The Department of Minerals and Energy was an Australian government department that existed between December 1972 and December 1975.

==History==
The department was one of several new departments established by the Whitlam government, a wide restructuring that revealed some of the new government's program. The department was dissolved shortly after the dismissal of the government in 1975.

==Scope==
Information about the department's functions and government funding allocation could be found in the Administrative Arrangements Orders, the annual Portfolio Budget Statements and in the department's annual reports.

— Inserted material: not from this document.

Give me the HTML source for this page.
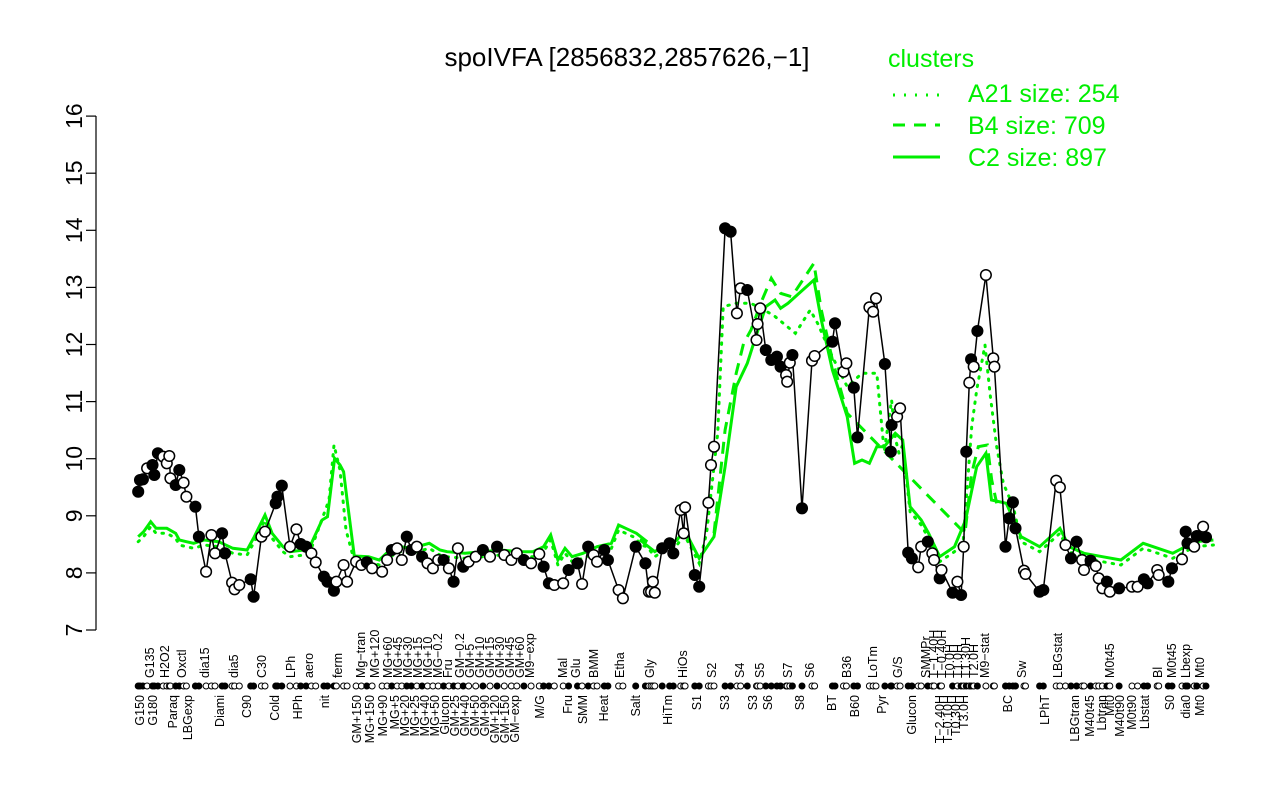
<!DOCTYPE html>
<html><head><meta charset="utf-8"><style>
body{margin:0;background:#fff;}
svg{display:block;font-family:"Liberation Sans",sans-serif;}
</style></head><body>
<svg id="s" width="1280" height="800" viewBox="0 0 1280 800" xmlns="http://www.w3.org/2000/svg">
<rect width="1280" height="800" fill="#fff"/>
<text x="627" y="66" font-size="26" text-anchor="middle">spoIVFA [2856832,2857626,−1]</text>
<text x="888" y="67" font-size="25" fill="#00ee00">clusters</text>
<line x1="893" y1="95" x2="940" y2="95" stroke="#00ee00" stroke-width="3" stroke-dasharray="2,9"/>
<text x="968" y="102" font-size="25" fill="#00ee00">A21 size: 254</text>
<line x1="893" y1="125" x2="940" y2="125" stroke="#00ee00" stroke-width="3" stroke-dasharray="12,9"/>
<text x="968" y="134" font-size="25" fill="#00ee00">B4 size: 709</text>
<line x1="893" y1="157" x2="940" y2="157" stroke="#00ee00" stroke-width="3"/>
<text x="968" y="166" font-size="25" fill="#00ee00">C2 size: 897</text>
<g id="ax" stroke="#000" stroke-width="1.2"></g>
<g id="gr" fill="none"></g>
<g id="bl"></g>
<g id="lab" font-size="12.5"></g>
</svg>
<script>
var NS="http://www.w3.org/2000/svg";
function el(p,t,a,txt){var e=document.createElementNS(NS,t);for(var k in a)e.setAttribute(k,a[k]);if(txt)e.textContent=txt;document.getElementById(p).appendChild(e);return e;}
el('ax','line',{x1:96,y1:116,x2:96,y2:630});
for(var v=7;v<=16;v++){var y=630-(v-7)*57.1;el('ax','line',{x1:86,y1:y,x2:96,y2:y});
el('lab','text',{x:0,y:0,'font-size':23,'text-anchor':'middle',transform:'translate(82,'+y+') rotate(-90)',stroke:'none'},String(v));}
function z1(a){return a.map(function(p){return [90+p[0]/2.8,400+p[1]/3,p[2]];});}
function z2(a){return a.map(function(p){return [640+p[0]/2.703,200+p[1]/3,p[2]];});}
function z4(a){return a.map(function(p){return [900+p[0]/3,240+p[1]/3,p[2]];});}
var A=z1([[135,275,1],[148,238,1],[140,240,1],[160,205,0],[175,195,1],[190,160,1],[205,170,0],[222,168,0],[180,225,1],[215,190,0],[225,235,0],[240,255,1],[250,210,1],[262,248,0],[270,290,0],[295,320,1],[305,410,1],[325,515,0],[340,405,0],[350,460,0],[370,400,1],[378,460,1],[398,548,0],[405,568,0],[418,555,0],[450,538,1],[458,590,1],[480,410,0],[490,395,0],[520,310,1],[525,290,1],[537,257,1],[560,440,0],[578,388,0],[590,432,1],[605,440,1],[620,460,0],[632,487,0],[655,530,1],[665,545,1],[683,572,1],[690,545,0],[710,495,0],[720,545,0],[745,485,0],[760,495,0],[775,487,1],[790,505,0],[818,515,0],[832,480,0],[845,450,1],[860,445,0],[873,480,0],[887,410,1],[900,450,1],[915,440,0],[930,470,1],[945,490,0],[960,505,0],[975,480,0],[990,480,1],[1005,505,0],[1018,545,1],[1030,445,0],[1045,500,1],[1060,485,0],[1080,470,0],[1100,450,1],[1120,470,0],[1140,440,1],[1160,465,0],[1180,480,0],[1195,460,0],[1215,480,1],[1235,490,0],[1258,462,0],[1270,500,1],[1285,550,1],[1300,555,0],[1325,550,0],[1340,510,1],[1365,490,1],[1378,552,0],[1395,440,1],[1410,465,0],[1420,485,0],[1440,450,1],[1450,480,1],[1480,570,0],[1492,595,0],[1528,440,1],[1555,490,1],[1565,575,0]]);
var B=z2([[30,1175,0],[40,1178,0],[35,1145,0],[60,1045,1],[80,1030,1],[90,1060,1],[110,930,0],[122,922,0],[118,1000,0],[148,1125,1],[160,1160,1],[185,908,0],[192,795,0],[200,740,0],[230,85,1],[245,95,1],[262,340,0],[272,265,0],[290,270,1],[315,420,0],[318,372,0],[325,325,0],[340,450,1],[355,480,1],[370,470,1],[380,500,1],[395,525,0],[398,545,0],[405,488,0],[412,465,1],[438,925,1],[465,482,0],[472,468,0],[520,425,1],[527,370,1],[550,515,0],[558,490,0],[578,563,1],[588,712,1],[620,322,0],[630,335,0],[638,295,0],[662,492,1],[680,675,1],[678,755,1],[695,650,0],[703,625,0],[725,1058,1],[735,1075,1],[752,1102,0],[760,1040,0],[778,1025,1],[790,1060,0],[795,1080,0],[810,1135,1],[815,1110,0],[845,1178,1],[858,1145,0],[868,1185,1],[875,1040,0],[882,755,1],[890,548,0],[895,478,1],[902,500,0],[912,393,1],[935,225,0],[955,475,0],[958,500,0],[988,1040,1],[998,955,1],[1008,907,1],[1015,985,1],[1038,1112,0],[1042,1122,0],[1080,1175,1],[1090,1170,1],[1125,842,0],[1135,862,0],[1150,1035,0],[1165,1075,1],[1180,1025,1],[1195,1080,0],[1200,1110,0],[1218,1082,1],[1232,1098,0],[1240,1135,0],[1250,1165,0],[1262,1145,1],[1270,1175,0],[1295,1165,1],[1330,1160,0],[1345,1160,0],[1362,1138,1],[1372,1150,1],[1398,1110,0],[1402,1125,0],[1428,1145,1],[1438,1105,1],[1465,1078,0],[1475,995,1],[1480,1030,1],[1498,1040,0],[1505,1008,1],[1522,980,0],[1530,1012,1]]);
var P=A.concat(B).sort(function(a,b){return a[0]-b[0];});
var S=z1([[135,410],[150,395],[170,365],[185,385],[215,385],[240,400],[250,420],[270,425],[290,430],[320,420],[360,425],[400,445],[440,450],[460,410],[490,345],[510,400],[540,440],[560,455],[600,450],[620,430],[650,360],[665,350],[685,175],[700,195],[710,215],[720,300],[740,468],[780,470],[810,480],[830,460],[870,440],[900,445],[950,430],[980,450],[1000,455],[1050,460],[1100,455],[1150,450],[1200,455],[1240,455],[1270,440],[1290,405],[1310,480],[1330,445],[1350,470],[1380,460],[1420,440],[1460,430],[1480,375],[1500,385],[1530,400],[1560,425]]).concat(
z2([[0,1020],[40,1055],[60,1040],[100,1020],[120,990],[160,1075],[200,1010],[230,800],[260,560],[290,490],[310,420],[340,320],[365,300],[380,325],[400,310],[430,280],[470,240],[490,360],[520,510],[560,650],[580,790],[600,780],[620,790],[640,740],[660,740],[690,700],[710,720],[730,920],[760,960],[780,1000],[810,1070],[850,1040],[880,960],[910,800],[935,760],[950,900],[990,910],[1030,1010],[1080,1040],[1135,985],[1160,1040],[1200,1060],[1250,1070],[1300,1080],[1360,1030],[1440,1060],[1500,1025],[1550,1020]]));
function pts(a){return a.map(function(p){return p[0].toFixed(1)+','+p[1].toFixed(1);}).join(' ');}
var D=[];S.forEach(function(p){if((p[0]>700&&p[0]<880)||(p[0]>960&&p[0]<1015)||(p[0]>320&&p[0]<350))return;D.push([p[0],p[1]+5]);});
D=D.concat([[329,500],[334,445],[340,470],[346,530]]).concat(z2([[180,1000],[210,700],[225,320],[260,310],[300,310],[360,345],[420,400],[460,330],[480,370],[520,470],[560,560],[600,520],[640,520],[680,600],[700,760]])).concat(z4([[190,900],[215,560],[230,450],[255,315],[270,460],[290,620],[310,730],[340,800]]));
D.sort(function(a,b){return a[0]-b[0];});
el('gr','polyline',{points:pts(D),stroke:'#00ee00','stroke-width':3,'stroke-dasharray':'1.5,7','stroke-linecap':'round'});
var Dd=z2([[200,1000],[230,690],[260,520],[280,430],[300,390],[330,300],[355,235],[380,280],[410,290],[440,240],[470,190],[490,330],[520,480],[560,640]]).concat(z4([[195,880],[215,700],[235,620],[262,615],[275,720],[290,790]]));
el('gr','polyline',{points:pts(Dd),stroke:'#00ee00','stroke-width':3,'stroke-dasharray':'12,8'});
el('gr','polyline',{points:pts(S),stroke:'#00ee00','stroke-width':3});
el('bl','polyline',{points:pts(P),fill:'none',stroke:'#000','stroke-width':1.5});
P.forEach(function(p){el('bl','circle',{cx:p[0].toFixed(1),cy:p[1].toFixed(1),r:5.3,fill:p[2]?'#000':'#fff',stroke:'#000','stroke-width':1.5});});
P.forEach(function(p){el('bl','circle',{cx:p[0].toFixed(1),cy:686,r:3,fill:p[2]?'#000':'#fff',stroke:'#000','stroke-width':1});});
var up=[[150,'G135'],[165,'H2O2'],[182,'Oxctl'],[205,'dia15'],[234,'dia5'],[262,'C30'],[291,'LPh'],[309,'aero'],[338,'ferm'],[361,'Mg−tran'],[375,'MG+120'],[388,'MG+60'],[398,'MG+45'],[408,'MG+30'],[418,'MG+15'],[428,'MG+10'],[438,'MG−0.2'],[448,'Fru'],[460,'GM−0.2'],[470,'GM+5'],[480,'GM+10'],[490,'GM+15'],[500,'GM+30'],[510,'GM+45'],[520,'GM+60'],[530,'M9−exp'],[563,'Mal'],[576,'Glu'],[594,'BMM'],[620,'Etha'],[650,'Gly'],[683,'HiOs'],[712,'S2'],[740,'S4'],[760,'S5'],[788,'S7'],[810,'S6'],[847,'B36'],[873,'LoTm'],[898,'G/S'],[926,'SMMPr'],[934,'T−1.40H'],[942,'T−0.40H'],[950,'T0.0H'],[958,'T1.0H'],[966,'T1.30H'],[974,'T2.0H'],[985,'M9−stat'],[1022,'Sw'],[1058,'LBGstat'],[1110,'M0t45'],[1158,'Bl'],[1172,'M0t45'],[1186,'Lbexp'],[1200,'Mt0']];
var lo=[[140,'G150'],[153,'G180'],[173,'Paraq'],[188,'LBGexp'],[220,'Diami'],[247,'C90'],[275,'Cold'],[298,'HPh'],[325,'nit'],[357,'GM+150'],[370,'MG+150'],[383,'MG+90'],[395,'MG+5'],[405,'MG+20'],[415,'MG+25'],[425,'MG+40'],[435,'MG+50'],[445,'Glucon'],[455,'GM+25'],[465,'GM+40'],[475,'GM+50'],[485,'GM+90'],[495,'GM+120'],[505,'GM+150'],[515,'GM−exp'],[540,'M/G'],[568,'Fru'],[583,'SMM'],[604,'Heat'],[636,'Salt'],[668,'HiTm'],[697,'S1'],[725,'S3'],[753,'S3'],[768,'S6'],[800,'S8'],[832,'BT'],[855,'B60'],[882,'Pyr'],[912,'Glucon'],[940,'T−2.40H'],[948,'T−0.10H'],[956,'T0.30H'],[964,'T3.0H'],[1008,'BC'],[1045,'LPhT'],[1075,'LBGtran'],[1090,'M40t45'],[1102,'Lbtran'],[1110,'Mt0'],[1120,'M40t90'],[1132,'M0t90'],[1145,'Lbstat'],[1170,'S0'],[1186,'dia0'],[1200,'Mt0']];
up.forEach(function(l){el('lab','text',{'text-anchor':'start',transform:'translate('+(l[0]+4)+',678) rotate(-90)'},l[1]);});
lo.forEach(function(l){el('lab','text',{'text-anchor':'end',transform:'translate('+(l[0]+4)+',695) rotate(-90)'},l[1]);});
</script>
</body></html>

According to the National Archives of Australia, at its creation, the department was responsible for:
- Evaluation and balanced development of minerals and energy resources having regard to future requirements
- Geodetic surveying, and the production of topographical maps, for Commonwealth purposes

In June 1975, the department adopted matters from the Department of Science (I) when it was reformed into the Department of Science and Consumer Affairs.

==Structure==
The department was an Australian Public Service department, staffed by officials who were responsible to the Minister for Minerals and Energy.

The department was headed by a Secretary, initially Lloyd Bott (acting until December 1972) and followed by Lenox Hewitt (December 1972 to August 1975) and Jim Scully (August 1975 until the department's abolition).